I will answer the last part, and then I'll pass to Jason, our Controller Director to talk about the first part of your question. With regards to this reimbursement, we follow the same figures that are presented here in our company. These are figures that we received from ONS and that follow the network procedures and the CCE. So we do not see any kind of risk to recognize this value for the electric restitutions. What does happen and here, I will try to make a difference between this question. ONS, when they prepare the curtailment calculation, they are based on the data from each one of the wind parks or solar parks. They will use as a base the wind that is registered in the different towers of each one of these parks. It's a very technical detail. I'm sorry. So in the past, if a company has an issue with data in terms of the towers, the measuring towers, there will be a restriction in terms of the recognition of curtailment. We do not have that this quarter, any kind of issue information of ONS data. We didn't find any kind of procedure. I will pass the floor to Jason for the first part of the question.
So in terms of the additional value that is made available in the consolidated performance, this is a temporal effect and this projected forward-looking margin is already part of our margin that we see in the trading segment. I believe this margin is already within our energy balance. I will look into the market in the trading are where we have the additional margin. And so this is an accounting a temporal effect.
We have another question from Mr. Daniel Travitzky from Safra Bank.
My question is about the turnaround CapEx of the operational assets acquired from AES, especially here in Mandacaru, these are assets here that still are not available. They have a lower unavailability. So I'd like to understand how the evolution of this CapEx and the recovery of these assets compared percentage-wise for you to get where you want to get to? And how long do you imagine that it's going to take to reach this enability that you imagine for these farms?

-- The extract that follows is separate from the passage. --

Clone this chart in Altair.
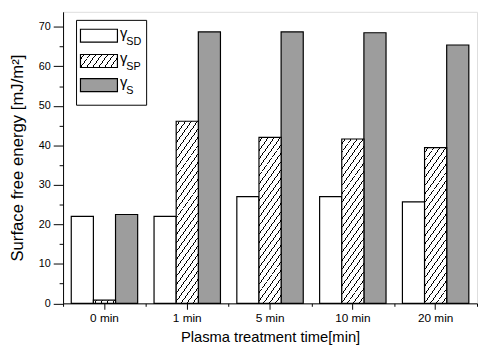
import altair as alt
import pandas as pd

# ---- data -------------------------------------------------------------
times = ["0 min", "1 min", "5 min", "10 min", "20 min"]
series = ["SD", "SP", "S"]
gamma_sd = [22.0, 22.0, 27.0, 27.0, 25.7]
gamma_sp = [0.8, 46.1, 42.0, 41.6, 39.4]
gamma_s = [22.5, 68.7, 68.7, 68.5, 65.4]
y_ticks = list(range(0, 75, 5))

rows = []
for i, t in enumerate(times):
    for s, vals in zip(series, [gamma_sd, gamma_sp, gamma_s]):
        rows.append({"time": t, "series": s, "value": vals[i]})
df = pd.DataFrame(rows)

# ---- layout / style ---------------------------------------------------
PLOT_W = 421
PLOT_H = 296.5
Y_MAX = 73.8
PAD_OUTER = 0.37
BAR_W = PLOT_W / len(times) / (len(series) + 2 * PAD_OUTER)
PX_PER_UNIT = PLOT_H / Y_MAX
FONT = "Liberation Sans"
GRAY = "#9d9d9d"


def hatch(w, h, s=1.4, period=8.5, thick=1.4):
    """Diagonal hatch as a bbox-relative linear gradient with hard stops."""
    h = max(h, 0.5)
    L = s * w + h
    gx, gy = s / h, 1.0 / w
    n2 = gx * gx + gy * gy
    lam = (gx + gy) / n2
    stops = [{"offset": 0, "color": "white"}]
    p = period * 0.5
    while p < L:
        a = p / L
        b = min((p + thick) / L, 1.0)
        stops += [
            {"offset": a, "color": "white"},
            {"offset": a, "color": "black"},
            {"offset": b, "color": "black"},
            {"offset": b, "color": "white"},
        ]
        p += period
    stops.append({"offset": 1, "color": "white"})
    return {"gradient": "linear", "x1": 0, "y1": 0,
            "x2": lam * gx, "y2": lam * gy, "stops": stops}


x_scale = alt.Scale(domain=times, paddingInner=0, paddingOuter=0)
x_main = alt.X("time:N", sort=times, scale=x_scale,
               axis=alt.Axis(title="Plasma treatment time[min]", orient="bottom",
                             labelAngle=0, tickSize=6, labelPadding=3,
                             titlePadding=7, labelFont=FONT, labelFontSize=12,
                             titleFont=FONT, titleFontSize=15,
                             titleFontWeight="normal", labelColor="black",
                             titleColor="black", domainColor="black",
                             tickColor="black", grid=False))
x_ext = alt.X("time:N", sort=times, scale=x_scale,
              axis=alt.Axis(title="", orient="bottom", tickBand="extent",
                            labels=False, domain=False, tickSize=3,
                            tickColor="black", grid=False))
x_none = alt.X("time:N", sort=times, scale=x_scale, axis=None)
xoff = alt.XOffset("series:N", sort=series,
                   scale=alt.Scale(domain=series, paddingOuter=PAD_OUTER,
                                   paddingInner=0))
y_enc = alt.Y("value:Q",
              scale=alt.Scale(domain=[0, Y_MAX], nice=False, zero=True),
              axis=alt.Axis(title="Surface free energy [mJ/m²]", values=y_ticks,
                            labelExpr="datum.value % 10 == 0 ? datum.label : ''",
                            tickSize={"condition": {"test": "datum.value % 10 == 0",
                                                    "value": 10}, "value": 4},
                            labelPadding=3, titlePadding=12, labelFont=FONT,
                            labelFontSize=11, titleFont=FONT, titleFontSize=17,
                            titleFontWeight="normal", labelColor="black",
                            titleColor="black", domainColor="black",
                            tickColor="black", grid=False))

base = alt.Chart(df)
bar_kw = dict(stroke="black", strokeWidth=1.2)

layers = []
layers.append(base.transform_filter(alt.datum.series == "SD")
              .mark_bar(fill="white", **bar_kw)
              .encode(x=x_main, xOffset=xoff, y=y_enc))
layers.append(base.transform_filter(alt.datum.series == "S")
              .mark_bar(fill=GRAY, **bar_kw)
              .encode(x=x_ext, xOffset=xoff, y=y_enc))
for t, v in zip(times, gamma_sp):
    layers.append(base.transform_filter((alt.datum.series == "SP") & (alt.datum.time == t))
                  .mark_bar(fill=hatch(BAR_W, v * PX_PER_UNIT), **bar_kw)
                  .encode(x=x_none, xOffset=xoff, y=y_enc))

# ---- manual legend (box with swatches and subscripted labels) -----------
one = pd.DataFrame({"k": [0]})
layers.append(alt.Chart(one).mark_rect(fill="white", stroke="black", strokeWidth=1)
              .encode(x=alt.value(13.7), x2=alt.value(85), y=alt.value(8.7), y2=alt.value(95)))
row_c = [24.3, 50.0, 74.6]
sw_fill = ["white", hatch(37.6, 13.4), GRAY]
for i, s in enumerate(series):
    c = row_c[i]
    layers.append(alt.Chart(one).mark_rect(fill=sw_fill[i], stroke="black", strokeWidth=1.2)
                  .encode(x=alt.value(17.7), x2=alt.value(55.3),
                          y=alt.value(c - 6.6), y2=alt.value(c + 6.6)))
    lab = pd.DataFrame({"sym": ["γ"], "sub": [s]})
    layers.append(alt.Chart(lab).mark_text(font=FONT, fontSize=15, align="left",
                                           baseline="alphabetic", color="black")
                  .encode(text="sym:N", x=alt.value(58.0), y=alt.value(c + 2)))
    layers.append(alt.Chart(lab).mark_text(font=FONT, fontSize=11, align="left",
                                           baseline="alphabetic", color="black")
                  .encode(text="sub:N", x=alt.value(64.2), y=alt.value(c + 9)))

chart = (alt.layer(*layers)
         .resolve_axis(x="independent")
         .properties(width=PLOT_W, height=PLOT_H,
                     autosize=alt.AutoSizeParams(type="none"),
                     padding={"left": 56, "top": 1, "right": 1, "bottom": 41})
         .configure_view(stroke="black", strokeWidth=1)
         .configure(background="white"))

chart.save("out.html", embed_options={"renderer": "svg", "actions": False})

Daniel, thank you for your question. First of all, Mandacuru is actually quite small in the portfolio. It's about 100 megs, but it's important anyway. So what is it that happens? We had already seen this in the diligence because it has an exchange of the blades. So we stopped the farm to recover these blades. It is within that scope of CapEx of BRL 200 million total, which you already had this CapEx that is what we're going to have in all the wind farms. And we can give you the exact details in Mandacaru and the solution of the problem is going to be concluded in the second semester. So the blades already are being reconditioned and we'll be back with the total part working farm working with this topic will have been solved. And just to add, for the other wind farms that where you have to do this turnaround, do you imagine that this will be concluded in the second semester? Our goal is to reach 95% availability in all the wind farms up to December. This is our normal, our global goal with things solved. And it seems that it hasn't recovered in the first semester. We did a lot of maintenance now in the wind farms because it's the time of low winds, so we didn't expect such a rapid recovery. This is the period where we stop everything for maintenance, and this is where we accelerated the maintenance. And now we will have the high winds.
Our next question comes from João Pimentel from Citi.

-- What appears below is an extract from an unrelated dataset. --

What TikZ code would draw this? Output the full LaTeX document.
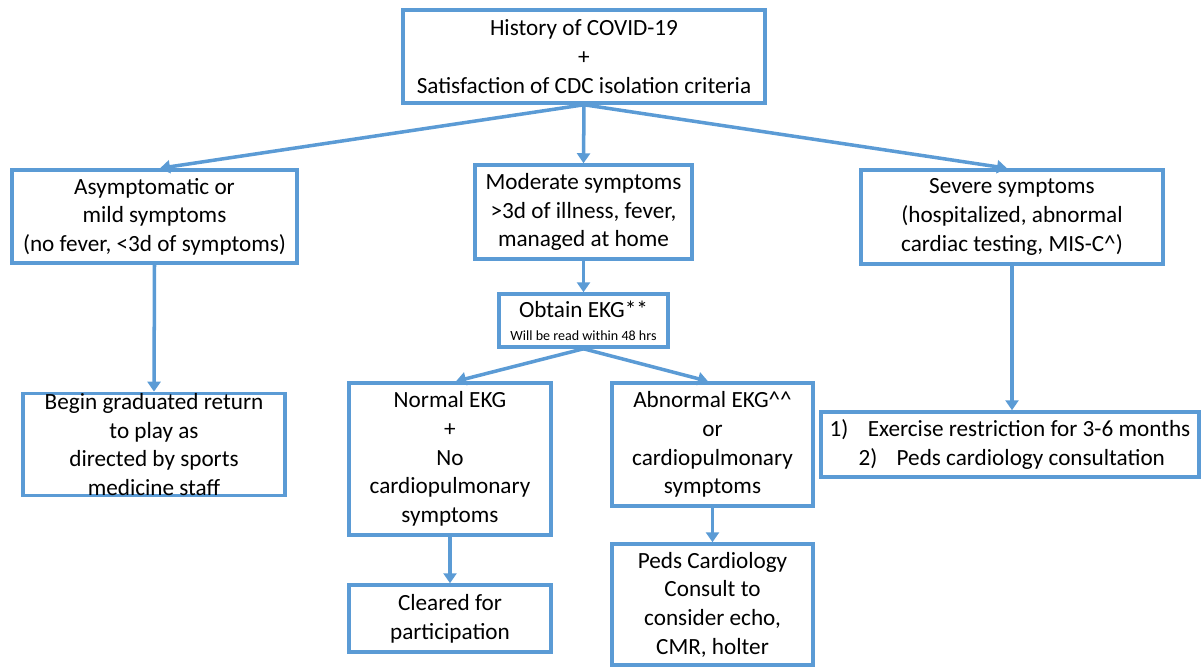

First of all, congratulations for the results. I have 2 questions. The first one is about Cajuina III. I think the expectation is to complete the project up to the end of 2026, but I'd like to know how the PPA negotiations are on this project. That's the first question. And then we go back to curtailment. I'd like to know all the conversations that are happening in the ministry about potential reclassifications of the type of curtailment if there will be an effective result. How do you see the evolution of these discussions? And what is the basic scenario in your opinion about this topic.
Thank you for the recognition. Well, first of all, about Cajuina, the expectation is the end of 2026. We are already advanced in the conversations, very close to the end to sell the totality of the quantity of energy with a high production model. So I don't -- we can't affirm, but the conversations are advanced and we will be successful with the sale. About curtailment, I think we have to highlight 2 things, the conversations with the government and what comes out in the media. I think the interaction increased a lot in the last week. We have meetings with the associations, wind associations to solve the topic. And there is a we are available to do this, to make this happen. We'll see how the meetings go this next week to have a vision of the time frame where this will be solved. But I think it is important besides the negotiations with the government. I think the CMSA, this determines a revision in the operation procedures to also evaluate where we can have more flexibility with the operation with an exchange between the Northeast and the Southeast. Studies are being carried out. We're seeing this in a positive way to install a protective system and re-evaluate the operation. And at the end of the semester and the second semester, we'll be able to have a bigger exchange than what we observed in the past. And I think this will have a practical effect to reduce the impact of curtailment. So we have the negotiation that we're observing. We still don't have an evaluation, but we also see a positive way and this initiative, DNS to make this flexible and reduce the impact in the solar and wind farms.
Questions and answers have ended. Now I'll give the floor to Mr. Fabio for the final considerations.
Well, I'd like to thank everyone for the availability. I'd like to thank the results. We're also very happy with what we're able to do in the semester. We still -- we are going to continue producing these results that we have committed to do when we acquired AES. I thank you very much, and we will see you again when we disclose the results of the second quarter of 2025. Thank you very much, everyone. The conference has ended. We thank you all for your participation, and we wish you a wonderful day.